Attorneys for the Lawyers’ Committee and several other legal organizations and law firms represent the Inter Tribal Council of Arizona, Inc., the Arizona Advocacy Network, the League of United Latin American Citizens Arizona, and Maricopa County Commissioner Steve Gallardo as defendant-intervenors in the Kobach lawsuit, who oppose the effort by Arizona and Kansas to add documentary “proof of citizenship” requirements to the National Mail Voter Registration Form (Federal Form).  The Federal Form is issued by the U.S. Election Assistance Commission pursuant to the NVRA, and allows citizens to establish their voting eligibility by an attestation of citizenship under oath, just as the vast majority of other states’ voter registration applications allow their citizens to do. 

In an earlier lawsuit against Arizona, Arizona v. Inter Tribal Council of Arizona, Inc., 133 S. Ct. 2247 (2013), in which the Lawyers’ Committee represented the same parties, the Supreme Court held that Arizona is required to “accept and use” the Federal Form regardless of whether the application satisfies the more burdensome proof of citizenship requirement those states have enacted. 
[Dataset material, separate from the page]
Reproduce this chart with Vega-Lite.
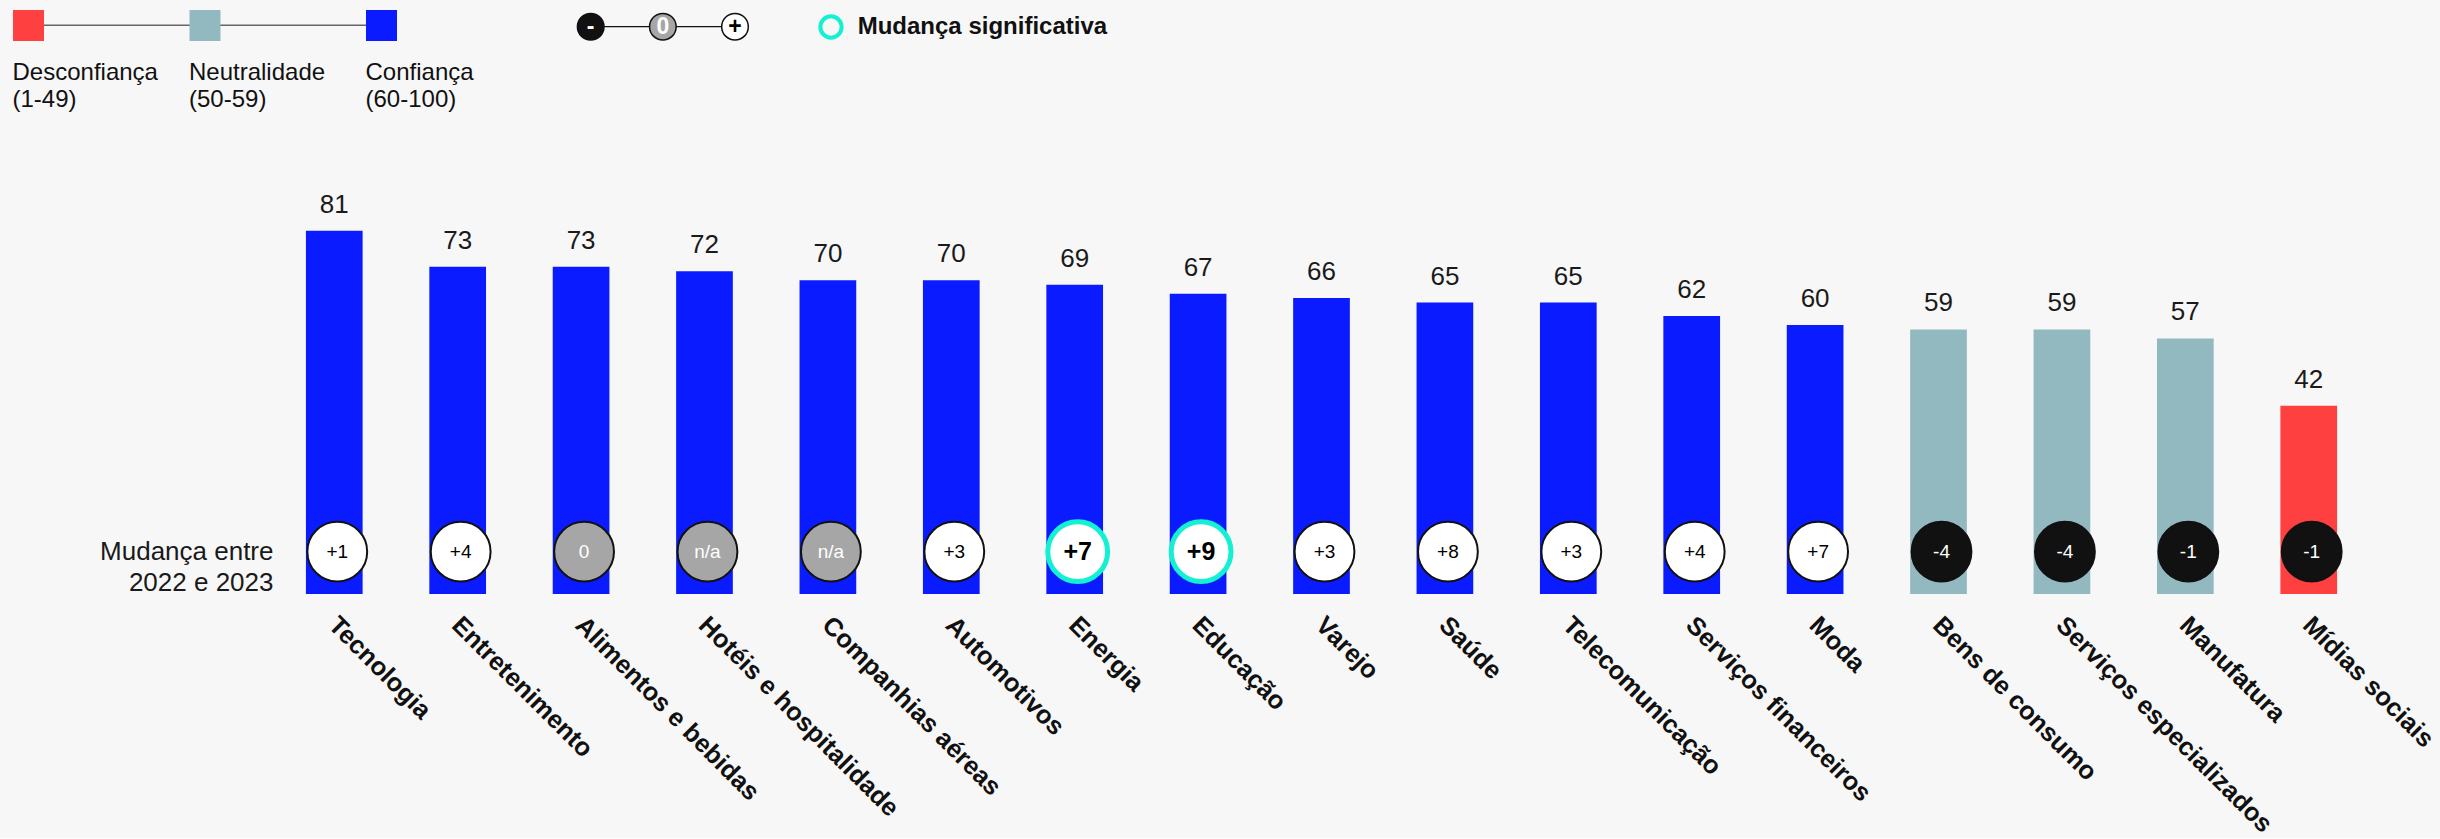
{
  "$schema": "https://vega.github.io/schema/vega-lite/v6.json",
  "background": "#f7f7f7",
  "padding": 0,
  "spacing": 0,
  "config": {"view": {"stroke": null}, "font": "Liberation Sans"},
  "datasets": {
    "setores": [
      {"setor": "Tecnologia", "valor": 81, "nivel": "Confiança", "mudanca": "+1", "tipo": "pos", "sig": false},
      {"setor": "Entretenimento", "valor": 73, "nivel": "Confiança", "mudanca": "+4", "tipo": "pos", "sig": false},
      {"setor": "Alimentos e bebidas", "valor": 73, "nivel": "Confiança", "mudanca": "0", "tipo": "zero", "sig": false},
      {"setor": "Hotéis e hospitalidade", "valor": 72, "nivel": "Confiança", "mudanca": "n/a", "tipo": "zero", "sig": false},
      {"setor": "Companhias aéreas", "valor": 70, "nivel": "Confiança", "mudanca": "n/a", "tipo": "zero", "sig": false},
      {"setor": "Automotivos", "valor": 70, "nivel": "Confiança", "mudanca": "+3", "tipo": "pos", "sig": false},
      {"setor": "Energia", "valor": 69, "nivel": "Confiança", "mudanca": "+7", "tipo": "pos", "sig": true},
      {"setor": "Educação", "valor": 67, "nivel": "Confiança", "mudanca": "+9", "tipo": "pos", "sig": true},
      {"setor": "Varejo", "valor": 66, "nivel": "Confiança", "mudanca": "+3", "tipo": "pos", "sig": false},
      {"setor": "Saúde", "valor": 65, "nivel": "Confiança", "mudanca": "+8", "tipo": "pos", "sig": false},
      {"setor": "Telecomunicação", "valor": 65, "nivel": "Confiança", "mudanca": "+3", "tipo": "pos", "sig": false},
      {"setor": "Serviços financeiros", "valor": 62, "nivel": "Confiança", "mudanca": "+4", "tipo": "pos", "sig": false},
      {"setor": "Moda", "valor": 60, "nivel": "Confiança", "mudanca": "+7", "tipo": "pos", "sig": false},
      {"setor": "Bens de consumo", "valor": 59, "nivel": "Neutralidade", "mudanca": "-4", "tipo": "neg", "sig": false},
      {"setor": "Serviços especializados", "valor": 59, "nivel": "Neutralidade", "mudanca": "-4", "tipo": "neg", "sig": false},
      {"setor": "Manufatura", "valor": 57, "nivel": "Neutralidade", "mudanca": "-1", "tipo": "neg", "sig": false},
      {"setor": "Mídias sociais", "valor": 42, "nivel": "Desconfiança", "mudanca": "-1", "tipo": "neg", "sig": false}
    ],
    "niveis": [
      {"nivel": "Desconfiança", "rotulo": "Desconfiança\n(1-49)", "ordem": 0},
      {"nivel": "Neutralidade", "rotulo": "Neutralidade\n(50-59)", "ordem": 1},
      {"nivel": "Confiança", "rotulo": "Confiança\n(60-100)", "ordem": 2}
    ],
    "sinais": [
      {"sinal": "-", "tipo": "neg", "ordem": 0},
      {"sinal": "0", "tipo": "zero", "ordem": 1},
      {"sinal": "+", "tipo": "pos", "ordem": 2}
    ]
  },
  "vconcat": [
    {
      "width": 2440,
      "height": 120,
      "resolve": {"scale": {"x": "independent"}},
      "layer": [
        {
          "data": {"values": [{}]},
          "mark": {"type": "rule", "color": "#666666", "strokeWidth": 1.5},
          "encoding": {
            "x": {"datum": 0, "type": "quantitative", "scale": {"domain": [0, 2], "range": [28.5, 381.5]}, "axis": null},
            "x2": {"datum": 2},
            "y": {"datum": 2.53, "type": "quantitative", "scale": {"domain": [0, 12], "reverse": true}, "axis": null}
          }
        },
        {
          "data": {"name": "niveis"},
          "mark": {"type": "square", "size": 961, "filled": true, "opacity": 1},
          "encoding": {
            "x": {"field": "ordem", "type": "quantitative", "scale": {"domain": [0, 2], "range": [28.5, 381.5]}, "axis": null},
            "y": {"datum": 2.55, "type": "quantitative", "scale": {"domain": [0, 12], "reverse": true}, "axis": null},
            "color": {"field": "nivel", "type": "nominal", "scale": {"domain": ["Desconfiança", "Neutralidade", "Confiança"], "range": ["#ff4040", "#93b9c0", "#0a1cff"]}, "legend": null}
          }
        },
        {
          "data": {"name": "niveis"},
          "mark": {"type": "text", "align": "left", "baseline": "alphabetic", "dx": -16, "fontSize": 24, "lineBreak": "\n", "lineHeight": 27, "color": "#111111"},
          "encoding": {
            "x": {"field": "ordem", "type": "quantitative", "scale": {"domain": [0, 2], "range": [28.5, 381.5]}, "axis": null},
            "y": {"datum": 8.0, "type": "quantitative", "scale": {"domain": [0, 12], "reverse": true}, "axis": null},
            "text": {"field": "rotulo"}
          }
        },
        {
          "data": {"values": [{}]},
          "mark": {"type": "rule", "color": "#111111", "strokeWidth": 1.3},
          "encoding": {
            "x": {"datum": 0, "type": "quantitative", "scale": {"domain": [0, 2], "range": [590.7, 735]}, "axis": null},
            "x2": {"datum": 2},
            "y": {"datum": 2.67, "type": "quantitative", "scale": {"domain": [0, 12], "reverse": true}, "axis": null}
          }
        },
        {
          "data": {"name": "sinais"},
          "mark": {"type": "circle", "size": 707, "opacity": 1, "stroke": "#111111", "strokeWidth": 1.5},
          "encoding": {
            "x": {"field": "ordem", "type": "quantitative", "scale": {"domain": [0, 2], "range": [590.7, 735]}, "axis": null},
            "y": {"datum": 2.67, "type": "quantitative", "scale": {"domain": [0, 12], "reverse": true}, "axis": null},
            "fill": {"field": "tipo", "type": "nominal", "scale": {"domain": ["pos", "zero", "neg"], "range": ["#ffffff", "#a6a6a6", "#111111"]}, "legend": null}
          }
        },
        {
          "data": {"name": "sinais"},
          "mark": {"type": "text", "align": "center", "baseline": "middle", "fontSize": 23, "fontWeight": "bold"},
          "encoding": {
            "x": {"field": "ordem", "type": "quantitative", "scale": {"domain": [0, 2], "range": [590.7, 735]}, "axis": null},
            "y": {"datum": 2.67, "type": "quantitative", "scale": {"domain": [0, 12], "reverse": true}, "axis": null},
            "text": {"field": "sinal"},
            "color": {"condition": {"test": "datum.tipo == 'pos'", "value": "#000000"}, "value": "#ffffff"}
          }
        },
        {
          "data": {"values": [{}]},
          "mark": {"type": "circle", "size": 452, "filled": false, "stroke": "#14f0d2", "strokeWidth": 4, "opacity": 1},
          "encoding": {
            "x": {"datum": 0, "type": "quantitative", "scale": {"domain": [0, 1], "range": [831, 857.7]}, "axis": null},
            "y": {"datum": 2.7, "type": "quantitative", "scale": {"domain": [0, 12], "reverse": true}, "axis": null}
          }
        },
        {
          "data": {"values": [{}]},
          "mark": {"type": "text", "align": "left", "baseline": "middle", "fontSize": 24, "fontWeight": "bold", "color": "#111111"},
          "encoding": {
            "x": {"datum": 1, "type": "quantitative", "scale": {"domain": [0, 1], "range": [831, 857.7]}, "axis": null},
            "y": {"datum": 2.7, "type": "quantitative", "scale": {"domain": [0, 12], "reverse": true}, "axis": null},
            "text": {"value": "Mudança significativa"}
          }
        }
      ]
    },
    {
      "width": 2440,
      "height": 474,
      "data": {"name": "setores"},
      "encoding": {
        "x": {
          "field": "setor", "type": "nominal", "sort": null,
          "scale": {"range": [272.6, 2370.4], "paddingInner": 0.5405, "paddingOuter": 0.27, "align": 0.5, "round": false},
          "axis": {"title": null, "labelAngle": 45, "labelAlign": "left", "labelBaseline": "top", "labelFontSize": 25.5, "labelFontWeight": "bold", "labelColor": "#111111", "ticks": false, "domain": false, "labelPadding": 18, "labelOffset": 7, "labelLimit": 1000}
        }
      },
      "layer": [
        {
          "mark": {"type": "bar"},
          "encoding": {
            "y": {
              "field": "valor", "type": "quantitative",
              "scale": {"domain": [0, 105.73], "nice": false, "zero": false},
              "axis": {"values": [9.44], "labelExpr": "['Mudança entre', '2022 e 2023']", "offset": -273, "ticks": false, "domain": false, "grid": false, "labelPadding": 0, "labelFontSize": 26, "labelAlign": "right", "labelBaseline": "middle", "labelLineHeight": 31, "labelColor": "#1a1a1a", "title": null}
            },
            "color": {"field": "nivel", "type": "nominal", "scale": {"domain": ["Desconfiança", "Neutralidade", "Confiança"], "range": ["#ff4040", "#93b9c0", "#0a1cff"]}, "legend": null}
          }
        },
        {
          "mark": {"type": "text", "baseline": "alphabetic", "dy": -18, "fontSize": 26, "color": "#1a1a1a"},
          "encoding": {
            "y": {"field": "valor", "type": "quantitative"},
            "text": {"field": "valor", "type": "quantitative"}
          }
        },
        {
          "mark": {"type": "circle", "size": 3578, "opacity": 1, "xOffset": 3},
          "encoding": {
            "y": {"datum": 9.44, "type": "quantitative"},
            "fill": {"field": "tipo", "type": "nominal", "scale": {"domain": ["pos", "zero", "neg"], "range": ["#ffffff", "#a6a6a6", "#000000"]}, "legend": null},
            "stroke": {"condition": {"test": "datum.sig", "value": "#14f0d2"}, "value": "#111111"},
            "strokeWidth": {"condition": {"test": "datum.sig", "value": 5}, "value": 2}
          }
        },
        {
          "transform": [{"filter": "!datum.sig"}],
          "mark": {"type": "text", "baseline": "middle", "fontSize": 19, "xOffset": 3},
          "encoding": {
            "y": {"datum": 9.44, "type": "quantitative"},
            "text": {"field": "mudanca"},
            "color": {"condition": {"test": "datum.tipo == 'pos'", "value": "#000000"}, "value": "#ffffff"}
          }
        },
        {
          "transform": [{"filter": "datum.sig"}],
          "mark": {"type": "text", "baseline": "middle", "fontSize": 25, "fontWeight": "bold", "xOffset": 3, "color": "#000000"},
          "encoding": {
            "y": {"datum": 9.44, "type": "quantitative"},
            "text": {"field": "mudanca"}
          }
        }
      ]
    }
  ]
}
After the ITCA decision, Arizona and Kansas unsuccessfully petitioned the EAC to conform the Federal Form to their state requirements, and then filed the Kobach lawsuit asking a federal court to order the EAC to modify the Federal Form to include their state requirements.  Although a federal district court judge initially ruled in favor of the states, the Tenth Circuit Court of Appeals granted an immediate stay of the district court’s decision, and on November 7, 2014, the Tenth Circuit reversed the district court.  This week’s Supreme Court order declined to review that Tenth Circuit decision.